Ensuring workers and employers have the resources they need to succeed is part of the government's economic plan for Ontario. The four-part plan is building Ontario up by investing in people's talents and skills, building new public infrastructure like roads and transit, creating a dynamic, supportive environment where business thrives and building a secure savings plan so everyone can afford to retire.
- In 2010, Minister Flynn chaired the All-Party Select Committee on Mental Health and Addictions. He subsequently introduced a private member’s bill that endorsed the National Standard of Canada for Psychological Health and Safety in the Workplace.
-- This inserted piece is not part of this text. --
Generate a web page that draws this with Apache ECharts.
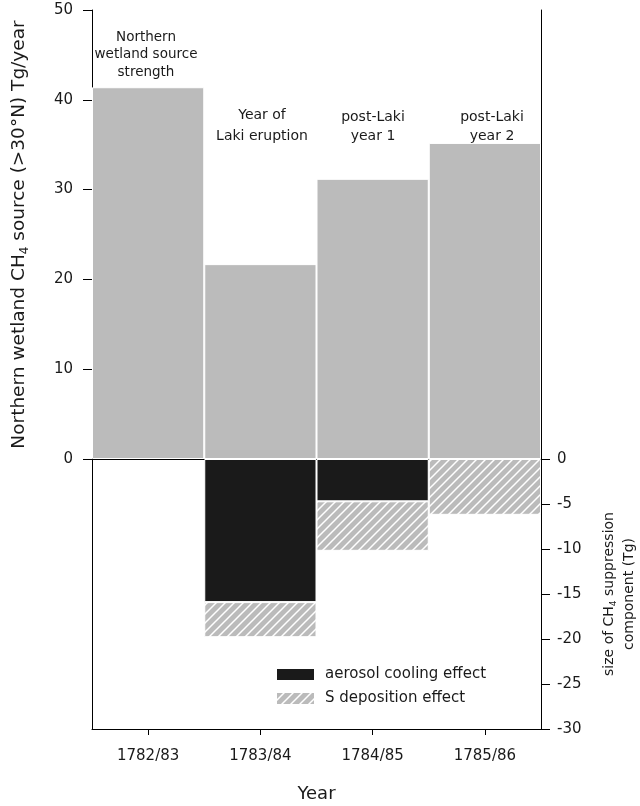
<!DOCTYPE html>
<html>
<head>
<meta charset="utf-8">
<script src="https://cdn.jsdelivr.net/npm/echarts@6/dist/echarts.min.js"></script>
<style>
html,body{margin:0;padding:0;background:#fff;}
#chart{width:640px;height:806px;}
</style>
</head>
<body>
<div id="chart"></div>
<script>
// ---- data ----
var years = ['1782/83', '1783/84', '1784/85', '1785/86'];
var sourceStrength = [41.4, 21.7, 31.2, 35.2];
var aerosolCooling = [null, -15.9, -4.7, null];
var sDeposition = [null, -3.9, -5.5, -6.2];
var leftTicks = [0, 10, 20, 30, 40, 50];
var rightTicks = [0, -5, -10, -15, -20, -25, -30];

var FONT = 'DejaVu Sans';
var TXT = '#1a1a1a';

// hatch pattern (grey with white diagonal stripes)
function makeHatch() {
  var s = 9;
  var c = document.createElement('canvas');
  c.width = s; c.height = s;
  var g = c.getContext('2d');
  g.fillStyle = '#bbbbbb';
  g.fillRect(0, 0, s, s);
  g.strokeStyle = '#ffffff';
  g.lineWidth = 1.5;
  g.beginPath();
  g.moveTo(-2, s + 2); g.lineTo(s + 2, -2);
  g.moveTo(-2, 2); g.lineTo(2, -2);
  g.moveTo(s - 2, s + 2); g.lineTo(s + 2, s - 2);
  g.stroke();
  return c;
}
var hatch = {image: makeHatch(), repeat: 'repeat'};

var chart = echarts.init(document.getElementById('chart'), null, {renderer: 'canvas'});

var lineStyle = {color: '#000', width: 1};

var option = {
  animation: false,
  backgroundColor: '#fff',
  textStyle: {fontFamily: FONT},
  grid: [
    {left: 92, right: 99, top: 10, height: 449, containLabel: false, outerBoundsMode: 'none'},
    {left: 92, right: 99, top: 459, height: 270, containLabel: false, outerBoundsMode: 'none'}
  ],
  xAxis: [
    {type: 'category', gridIndex: 0, data: years, position: 'bottom',
      axisLine: {lineStyle: lineStyle}, axisTick: {show: false}, axisLabel: {show: false}},
    {type: 'category', gridIndex: 0, data: years, position: 'top',
      axisLine: {lineStyle: lineStyle}, axisTick: {show: false}, axisLabel: {show: false}},
    {type: 'category', gridIndex: 1, data: years, position: 'bottom',
      axisLine: {onZero: false, lineStyle: lineStyle},
      axisTick: {show: true, alignWithLabel: true, length: 6, lineStyle: lineStyle},
      axisLabel: {color: TXT, fontSize: 15, fontFamily: FONT, margin: 20},
      name: 'Year', nameLocation: 'middle', nameGap: 56,
      nameTextStyle: {color: TXT, fontSize: 18, fontFamily: FONT}}
  ],
  yAxis: [
    {type: 'value', gridIndex: 0, position: 'left', min: 0, max: 50, interval: 10,
      axisLine: {show: true, lineStyle: lineStyle},
      axisTick: {show: true, length: 9, lineStyle: lineStyle},
      axisLabel: {color: TXT, fontSize: 15, fontFamily: FONT, margin: 19,
        formatter: function (v) { return leftTicks.indexOf(v) >= 0 ? String(v) : ''; }},
      splitLine: {show: false},
      name: '{a|Northern wetland CH}{s|4}{a| source (>30°N) Tg/year}',
      nameLocation: 'middle', nameGap: 61, nameRotate: 90,
      nameTextStyle: {color: TXT, fontFamily: FONT,
        rich: {
          a: {fontSize: 18.5, fontFamily: FONT, color: TXT},
          s: {fontSize: 12, fontFamily: FONT, color: TXT, padding: [12, 0, 0, 0]}
        }}},
    {type: 'value', gridIndex: 0, position: 'right', min: 0, max: 50,
      axisLine: {show: true, lineStyle: lineStyle}, axisTick: {show: false},
      axisLabel: {show: false}, splitLine: {show: false}},
    {type: 'value', gridIndex: 1, position: 'right', min: -30, max: 0, interval: 5,
      axisLine: {show: true, lineStyle: lineStyle},
      axisTick: {show: true, length: 9, lineStyle: lineStyle},
      axisLabel: {color: TXT, fontSize: 15, fontFamily: FONT, margin: 16,
        formatter: function (v) { return rightTicks.indexOf(v) >= 0 ? String(v) : ''; }},
      splitLine: {show: false},
      name: '{a|size of CH}{s|4}{a| suppression}\n{a|component (Tg)}',
      nameLocation: 'middle', nameGap: 58, nameRotate: 90,
      nameTextStyle: {color: TXT, fontFamily: FONT, lineHeight: 20,
        rich: {
          a: {fontSize: 14, fontFamily: FONT, color: TXT, lineHeight: 20},
          s: {fontSize: 9, fontFamily: FONT, color: TXT, padding: [9, 0, 0, 0], lineHeight: 20}
        }}},
    {type: 'value', gridIndex: 1, position: 'left', min: -30, max: 0,
      axisLine: {show: true, lineStyle: lineStyle}, axisTick: {show: false},
      axisLabel: {show: false}, splitLine: {show: false}}
  ],
  legend: {
    orient: 'vertical', left: 275, top: 667, padding: 0,
    itemWidth: 39, itemHeight: 13, itemGap: 9,
    icon: 'rect',
    textStyle: {color: TXT, fontSize: 15, fontFamily: FONT, padding: [2, 0, 0, 5]},
    data: ['aerosol cooling effect', 'S deposition effect']
  },
  series: [
    {name: 'Northern wetland source', type: 'bar', xAxisIndex: 0, yAxisIndex: 0,
      data: sourceStrength, barCategoryGap: '0%',
      itemStyle: {color: '#bbbbbb', borderColor: '#ffffff', borderWidth: 1}},
    {name: 'aerosol cooling effect', type: 'bar', xAxisIndex: 2, yAxisIndex: 2,
      stack: 'neg', data: aerosolCooling, barCategoryGap: '0%',
      itemStyle: {color: '#1a1a1a', borderColor: '#ffffff', borderWidth: 1}},
    {name: 'S deposition effect', type: 'bar', xAxisIndex: 2, yAxisIndex: 2,
      stack: 'neg', data: sDeposition, barCategoryGap: '0%',
      itemStyle: {color: hatch, borderColor: '#ffffff', borderWidth: 1}}
  ],
  graphic: [
    {type: 'text', style: {text: 'Northern\nwetland source\nstrength',
      x: 146, y: 28.5, align: 'center', verticalAlign: 'top', lineHeight: 17.5,
      font: '13.5px "DejaVu Sans"', fill: TXT}},
    {type: 'text', style: {text: 'Year of\nLaki eruption',
      x: 262, y: 104.5, align: 'center', verticalAlign: 'top', lineHeight: 21,
      font: '14px "DejaVu Sans"', fill: TXT}},
    {type: 'text', style: {text: 'post-Laki\nyear 1',
      x: 373, y: 107.5, align: 'center', verticalAlign: 'top', lineHeight: 19,
      font: '14px "DejaVu Sans"', fill: TXT}},
    {type: 'text', style: {text: 'post-Laki\nyear 2',
      x: 492, y: 107.5, align: 'center', verticalAlign: 'top', lineHeight: 19,
      font: '14px "DejaVu Sans"', fill: TXT}}
  ]
};
chart.setOption(option);
</script>
</body>
</html>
The bill passed with all-party support in September 2013.
- The summit was recommended by the report from the Roundtable on Traumatic Mental Stress
- The Canadian Mental Health Commission has reported that, in any given year, one in five people in Canada experience a mental health problem or illness, with a cost to the economy of more than $50 billion.
- The 2014 budget invested $4.4 million to provide resources that address Operational Stress Injuries for Ontario Provincial Police.
“We have a responsibility to safeguard the psychological health and safety of people whose jobs put them at risk of developing traumatic mental stress injuries. This summit brings together a broad range of organizations to share experiences and best practices to assist workplaces and sectors across Ontario to reduce stigma, support workers and develop effective measures to deal with job-related traumatic mental stress.”